__Exercise aim__. Set down, exactly as written, the lines from the top of the data to the line that holds "edge = '#5f7fa8'", and omit the pictures.

__Information supplied__.
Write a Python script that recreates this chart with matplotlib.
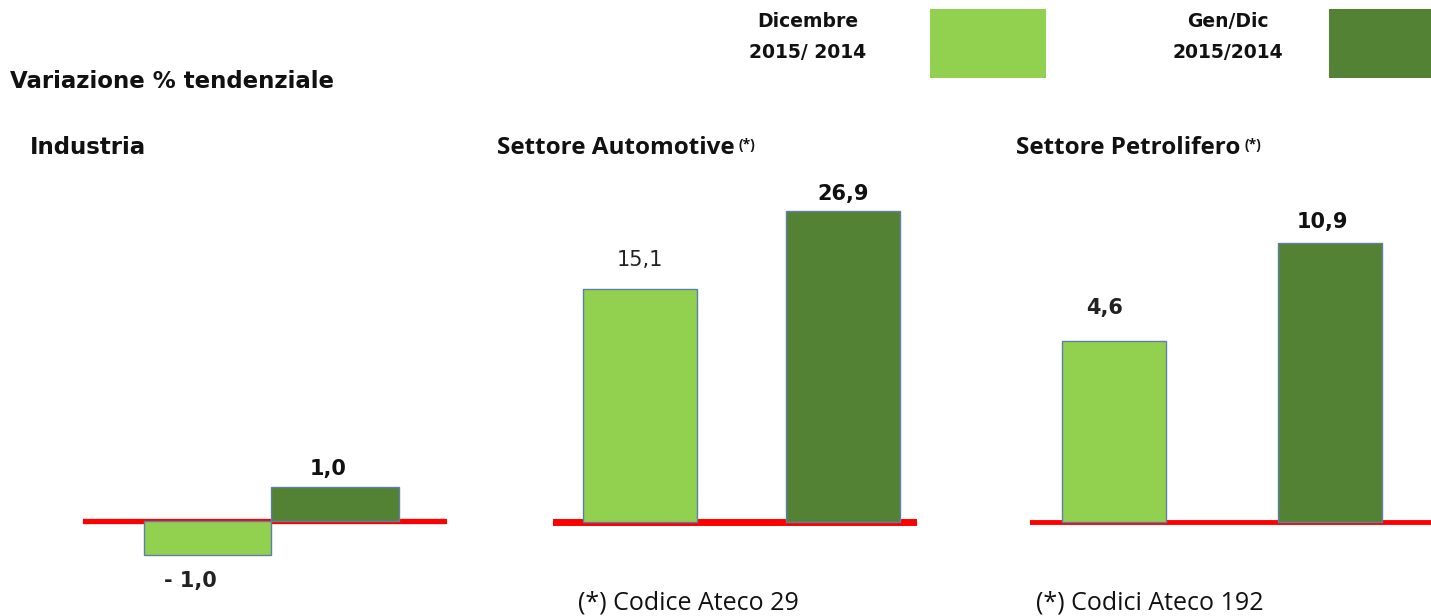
import matplotlib
matplotlib.use('Agg')
import numpy as np
import matplotlib.pyplot as plt
from matplotlib.patches import Rectangle

# dati (variazione % tendenziale)
panels = ['Industria', 'Settore Automotive', 'Settore Petrolifero']
dicembre = [-1.0, 15.1, 4.6]      # Dicembre 2015/2014
gen_dic = [1.0, 26.9, 10.9]       # Gen/Dic 2015/2014
labels_dic = ['- 1,0', '15,1', '4,6']
labels_gen = ['1,0', '26,9', '10,9']
footnotes = ['', '(*) Codice Ateco 29', '(*) Codici Ateco 192']

light = '#92D050'
dark = '#548235'
edge = '#5f7fa8'

W, H = 1431, 616
fig = plt.figure(figsize=(W / 100, H / 100), dpi=100)

def fx(p):
    return p / W

def fy(p):
    return 1 - p / H

def fwd(v):
    v = np.asarray(v, dtype=float)
    return np.sign(v) * np.sqrt(np.abs(v))

def inv(t):
    t = np.asarray(t, dtype=float)
    return np.sign(t) * t ** 2

# layout per pannello
layout = [
    dict(x0=83, x1=447, base=521, c=34, xlim=(-0.976, 1.878), width=1.0, lw=3.8),
    dict(x0=553, x1=917, base=522, c=60, xlim=(-0.43, 1.365), width=0.56, lw=5.0),
    dict(x0=1030, x1=1431, base=522, c=84.5, xlim=(-0.39, 1.468), width=0.48, lw=3.5),
]
label_off = [((-17, -26), (-7, 18)), ((0, 29), (0, 17)), ((-10, 33), (-8, 21))]
top_px, bot_px = 180, 600

axes = []
for i, L in enumerate(layout):
    ax = fig.add_axes([fx(L['x0']), fy(bot_px), fx(L['x1'] - L['x0']), (bot_px - top_px) / H])
    ax.set_yscale('function', functions=(fwd, inv))
    ax.set_xlim(*L['xlim'])
    t_top = (L['base'] - top_px) / L['c']
    t_bot = -(bot_px - L['base']) / L['c']
    ax.set_ylim(float(inv(t_bot)), float(inv(t_top)))
    ax.axis('off')
    ax.axhline(0, color='#ff0000', linewidth=L['lw'], zorder=1)
    ax.bar([0, 1], [dicembre[i], gen_dic[i]], width=L['width'], color=[light, dark],
           edgecolor=edge, linewidth=1.0, zorder=2)
    (ox1, oy1), (ox2, oy2) = label_off[i]
    w1 = 'normal' if i == 1 else 'bold'
    ax.annotate(labels_dic[i], (0, dicembre[i]), xytext=(ox1, oy1), textcoords='offset pixels',
                ha='center', va='center', fontsize=15, fontweight=w1, color='#222222',
                annotation_clip=False)
    ax.annotate(labels_gen[i], (1, gen_dic[i]), xytext=(ox2, oy2), textcoords='offset pixels',
                ha='center', va='center', fontsize=15, fontweight='bold', color='#111111',
                annotation_clip=False)
    axes.append(ax)

# titoli
fig.text(fx(10), fy(82), 'Variazione % tendenziale', fontsize=16.5, fontweight='bold',
         ha='left', va='center', color='#111111')
fig.text(fx(30), fy(148), 'Industria', fontsize=16.5, fontweight='bold',
         ha='left', va='center', color='#111111')
for x0, title in [(497, 'Settore Automotive'), (1016, 'Settore Petrolifero')]:
    t = fig.text(fx(x0), fy(148), title, fontsize=17.5, fontweight='bold',
                 family='Open Sans', ha='left', va='center', color='#111111')
    axes[0].annotate('(*)', xy=(1, 1), xycoords=t, xytext=(4, -2), textcoords='offset pixels',
                     fontsize=10, fontweight='bold', family='Open Sans',
                     ha='left', va='top', color='#111111', annotation_clip=False)

# note
fig.text(fx(578), fy(603), footnotes[1], fontsize=18, family='Open Sans', ha='left',
         va='center', color='#111111')
fig.text(fx(1036), fy(603), footnotes[2], fontsize=18, family='Open Sans', ha='left',
         va='center', color='#111111')

# legenda
fig.text(fx(808), fy(37), 'Dicembre\n2015/ 2014', fontsize=13.5, fontweight='bold',
         ha='center', va='center', linespacing=1.8, color='#111111')
fig.text(fx(1228), fy(37), 'Gen/Dic\n2015/2014', fontsize=13.5, fontweight='bold',
         ha='center', va='center', linespacing=1.8, color='#111111')
fig.patches.append(Rectangle((fx(930), fy(78)), fx(116), 69 / H, transform=fig.transFigure,
                             facecolor=light, edgecolor='none'))
fig.patches.append(Rectangle((fx(1329), fy(78)), fx(102), 69 / H, transform=fig.transFigure,
                             facecolor=dark, edgecolor='none'))

fig.savefig('out.png', dpi=100)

__Answer to the problem__.
Write a Python script that recreates this chart with matplotlib.
import matplotlib
matplotlib.use('Agg')
import numpy as np
import matplotlib.pyplot as plt
from matplotlib.patches import Rectangle

# dati (variazione % tendenziale)
panels = ['Industria', 'Settore Automotive', 'Settore Petrolifero']
dicembre = [-1.0, 15.1, 4.6]      # Dicembre 2015/2014
gen_dic = [1.0, 26.9, 10.9]       # Gen/Dic 2015/2014
labels_dic = ['- 1,0', '15,1', '4,6']
labels_gen = ['1,0', '26,9', '10,9']
footnotes = ['', '(*) Codice Ateco 29', '(*) Codici Ateco 192']

light = '#92D050'
dark = '#548235'
edge = '#5f7fa8'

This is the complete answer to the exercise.